Advocates of the so-called stretch IRAs have also criticized the provision that required beneficiaries of inherited IRAs to draw down (and pay taxes on) those inherited IRAs within 10 years.
 Jon Ham, an adviser at the New England Investment and Retirement Group, argued that this provision undermines the purpose of the SECURE Act by requiring people to draw down retirement accounts over 10 years rather than over the course of their lifetime, hurting their long-term financial planning.

Ed Slott, a leading financial planner and IRA specialist, wrote that the provision would not generate as much revenue as Congress hoped. He argued that the provision would discourage Americans from performing Roth conversions, which generate revenues. He also argued that eliminating stretch IRAs would encourage people to withdraw money from IRAs and into more lucrative tax-free investment vehicles such as life insurance. Others such as Denise Appleby and Bruce Steiner contend that the SECURE Act will encourage more IRA owners to do Roth conversions now that many beneficiaries will be in higher tax brackets as a result of bunching the distributions into fewer years.

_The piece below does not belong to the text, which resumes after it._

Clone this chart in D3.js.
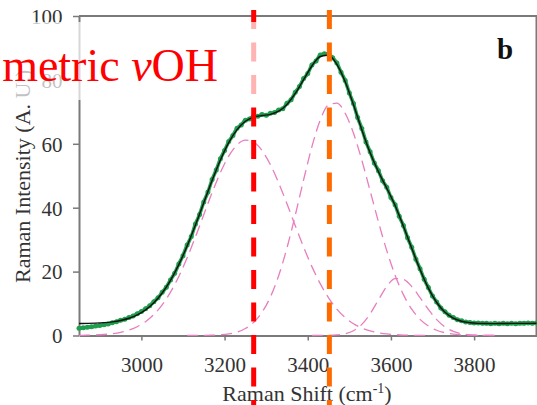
<!DOCTYPE html>
<html><head><meta charset="utf-8">
<script src="https://cdn.jsdelivr.net/npm/d3@7"></script>
<style>html,body{margin:0;padding:0;background:#fff;overflow:hidden}</style>
</head><body><svg id="c" width="537" height="405"></svg>
<script>
// measured Raman spectrum (green points), every 10 cm-1
const shift10 = [2850,2860,2870,2880,2890,2900,2910,2920,2930,2940,2950,2960,2970,2980,2990,
3000,3010,3020,3030,3040,3050,3060,3070,3080,3090,3100,3110,3120,3130,3140,3150,3160,3170,3180,3190,
3200,3210,3220,3230,3240,3250,3260,3270,3280,3290,3300,3310,3320,3330,3340,3350,3360,3370,3380,3390,
3400,3410,3420,3430,3440,3450,3460,3470,3480,3490,3500,3510,3520,3530,3540,3550,3560,3570,3580,3590,
3600,3610,3620,3630,3640,3650,3660,3670,3680,3690,3700,3710,3720,3730,3740,3750,3760,3770,3780,3790,
3800,3810,3820,3830,3840,3850,3860,3870,3880,3890,3900,3910,3920,3930,3940,3950];
const measured = [2.3,2.4,2.6,2.7,3.0,3.1,3.4,3.6,4.0,4.3,4.8,5.1,5.6,6.1,6.8,
7.5,8.4,9.3,10.6,11.8,13.5,15.1,17.4,19.5,22.4,25.0,28.3,31.0,34.9,37.9,41.8,44.9,48.8,51.8,55.3,
57.9,60.7,62.6,64.9,65.9,67.4,67.8,68.6,68.6,69.2,68.9,69.6,69.8,70.6,71.0,72.7,73.8,76.1,77.9,80.4,
82.0,84.7,85.9,87.8,88.2,88.1,86.9,85.3,82.4,79.8,75.9,72.6,68.2,64.8,60.6,57.5,54.0,51.6,48.4,46.4,
43.2,40.9,37.3,34.4,30.6,27.6,23.9,20.9,17.6,15.0,12.4,10.5,8.6,7.4,6.3,5.6,4.9,4.6,4.2,4.1,
3.9,3.9,3.8,3.8,3.7,3.8,3.7,3.8,3.7,3.8,3.7,3.8,3.8,3.9,3.8,3.9];

// fitted envelope and component bands, every 20 cm-1
const shift20 = [2850,2870,2890,2910,2930,2950,2970,2990,3010,3030,3050,3070,3090,3110,3130,3150,3170,3190,
3210,3230,3250,3270,3290,3310,3330,3350,3370,3390,3410,3430,3450,3470,3490,3510,3530,3550,3570,3590,
3610,3630,3650,3670,3690,3710,3730,3750,3770,3790,3810,3830,3850,3870,3890,3910,3930,3950];
const fitted = [3.74,3.79,3.87,4.02,4.27,4.70,5.39,6.45,8.03,10.26,13.30,17.27,22.19,28.03,34.59,41.56,48.50,54.93,
60.36,64.44,67.04,68.33,68.84,69.21,70.20,72.33,75.76,80.08,84.36,87.32,87.71,84.86,79.41,72.21,64.39,57.18,51.24,46.10,
40.66,34.18,27.32,20.65,14.82,10.33,7.27,5.44,4.46,4.01,3.81,3.74,3.72,3.75,3.78,3.80,3.80,3.82];
const band1 = [0.04,0.09,0.17,0.32,0.57,1.0,1.69,2.75,4.33,6.56,9.6,13.57,18.49,24.32,30.88,37.82,44.71,51.0,
56.15,59.65,61.16,60.53,57.9,53.5,47.78,41.23,34.38,27.69,21.56,16.22,11.79,8.28,5.62,3.69,2.34,1.43,0.85,0.48,
0.27,0.14,0.07,0.04,0.02,null,null,null,null,null,null,null,null,null,null,null,null,null];
const band2 = [null,null,null,null,null,null,null,null,null,null,null,null,null,0.01,0.01,0.04,0.09,0.23,
0.51,1.09,2.18,4.1,7.24,12.01,18.72,27.4,37.68,48.69,59.1,67.39,72.18,72.71,69.55,63.32,54.87,45.26,35.54,26.55,
18.88,12.79,8.24,5.05,2.95,1.64,0.87,0.44,0.21,0.1,0.04,0.02,0.01,null,null,null,null,null];
const band3 = [null,null,null,null,null,null,null,null,null,null,null,null,null,null,null,null,null,null,
null,null,null,null,null,null,null,null,null,null,0.0,0.01,0.04,0.17,0.54,1.5,3.48,6.79,11.15,15.37,
17.81,17.55,15.31,11.86,8.15,4.98,2.7,1.3,0.55,0.21,0.07,0.02,0.0,null,null,null,null,null];

const markerShifts = [3270, 3452];
const markerColors = ["#ff0000", "#ff6a00"];
const xTicks = [3000, 3200, 3400, 3600, 3800];
const yTicks = [0, 20, 40, 60, 80, 100];

const svg = d3.select("#c");
const L = 79, T = 16, R = 536.5, B = 335.5;
const x = d3.scaleLinear().domain([2850, 3950]).range([L, R]);
const y = d3.scaleLinear().domain([0, 100]).range([B, T]);
const serif = "'Liberation Serif','Times New Roman',serif";
const axisCol = "#7a7a7a";

// frame (top & right)
svg.append("path").attr("d", `M${L},${T}H${R}V${B}`).attr("fill", "none")
  .attr("stroke", axisCol).attr("stroke-width", 2);

// x axis
const gx = svg.append("g").attr("transform", `translate(0,${B})`)
  .call(d3.axisBottom(x).tickValues(xTicks).tickSize(5).tickSizeOuter(0).tickFormat(d3.format("d")));
gx.select(".domain").attr("stroke", axisCol).attr("stroke-width", 2);
gx.selectAll(".tick line").attr("stroke", axisCol).attr("stroke-width", 1.5);
gx.selectAll(".tick text").attr("y", 36.5).attr("dy", 0).attr("fill", "#333")
  .style("font-family", serif).style("font-size", "21px");

// y axis
const gy = svg.append("g").attr("transform", `translate(${L},0)`)
  .call(d3.axisLeft(y).tickValues(yTicks).tickSize(6).tickSizeOuter(0));
gy.select(".domain").attr("stroke", axisCol).attr("stroke-width", 2);
gy.selectAll(".tick line").attr("stroke", axisCol).attr("stroke-width", 1.5);
gy.selectAll(".tick text").attr("x", -16.5).attr("dy", "0.35em").attr("fill", "#333")
  .style("font-family", serif).style("font-size", "21px");

// axis titles
const xt = svg.append("text").attr("x", 307).attr("y", 401).attr("text-anchor", "middle")
  .attr("fill", "#333").style("font-family", serif).style("font-size", "22px");
xt.append("tspan").text("Raman Shift (cm");
xt.append("tspan").attr("dy", -8).style("font-size", "14px").text("-1");
xt.append("tspan").attr("dy", 8).text(")");

svg.append("text").attr("transform", "translate(30,283) rotate(-90)")
  .attr("fill", "#333").style("font-family", serif).style("font-size", "22px")
  .text("Raman Intensity (A. U.)");

// component bands
const line20 = d3.line().defined(d => d[1] != null)
  .x(d => x(d[0])).y(d => y(d[1])).curve(d3.curveMonotoneX);
[band1, band2, band3].forEach(b => {
  svg.append("path").datum(shift20.map((s, i) => [s, b[i]]))
    .attr("d", line20).attr("fill", "none").attr("stroke", "#e87dbf")
    .attr("stroke-width", 1.3).attr("stroke-dasharray", "11,6");
});

// measured points (drawn as a dense band of markers)
const pts = shift10.map((s, i) => [s, measured[i]]);
svg.append("path").datum(pts)
  .attr("d", d3.line().x(d => x(d[0])).y(d => y(d[1])).curve(d3.curveMonotoneX))
  .attr("fill", "none").attr("stroke", "#22a352").attr("stroke-width", 3.6);
svg.append("g").selectAll("circle").data(pts)
  .join("circle").attr("cx", d => x(d[0])).attr("cy", d => y(d[1])).attr("r", 2.5)
  .attr("fill", "#1f9e4e");

// fitted line
svg.append("path").datum(shift20.map((s, i) => [s, fitted[i]]))
  .attr("d", line20).attr("fill", "none").attr("stroke", "#111").attr("stroke-width", 1.4);

// panel letter
svg.append("text").attr("x", 497).attr("y", 58.5).attr("fill", "#111")
  .style("font-family", serif).style("font-size", "29px").style("font-weight", "bold").text("b");

// marker lines
svg.append("g").selectAll("line").data(markerShifts).join("line")
  .attr("x1", d => x(d)).attr("x2", d => x(d)).attr("y1", 10).attr("y2", 405)
  .attr("stroke", (d, i) => markerColors[i]).attr("stroke-width", 5)
  .attr("stroke-dasharray", "19,13.5");

// translucent label box + label
svg.append("rect").attr("x", 0).attr("y", 22).attr("width", 258).attr("height", 78)
  .attr("fill", "#fff").attr("opacity", 0.7);
const lab = svg.append("text").attr("x", 218).attr("y", 81).attr("text-anchor", "end")
  .attr("fill", "#ff0000").style("font-family", serif).style("font-size", "46px");
lab.append("tspan").text("metric ");
lab.append("tspan").style("font-style", "italic").text("v");
lab.append("tspan").text("OH");
</script></body></html>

The Joint Congressional Committee on Taxation released a report suggesting that the SECURE Act's impact on retirement savings would be relatively modest. Aron Szapiro, a policy research director at Morningstar, argued that the types of tax incentives used by the SECURE Act to encourage retirement savings would not motivate major changes in savings rate. An analyst from the Brookings Institution noted as well that the provisions for multiple-employer plans, while significant, would not have a major impact on small employers.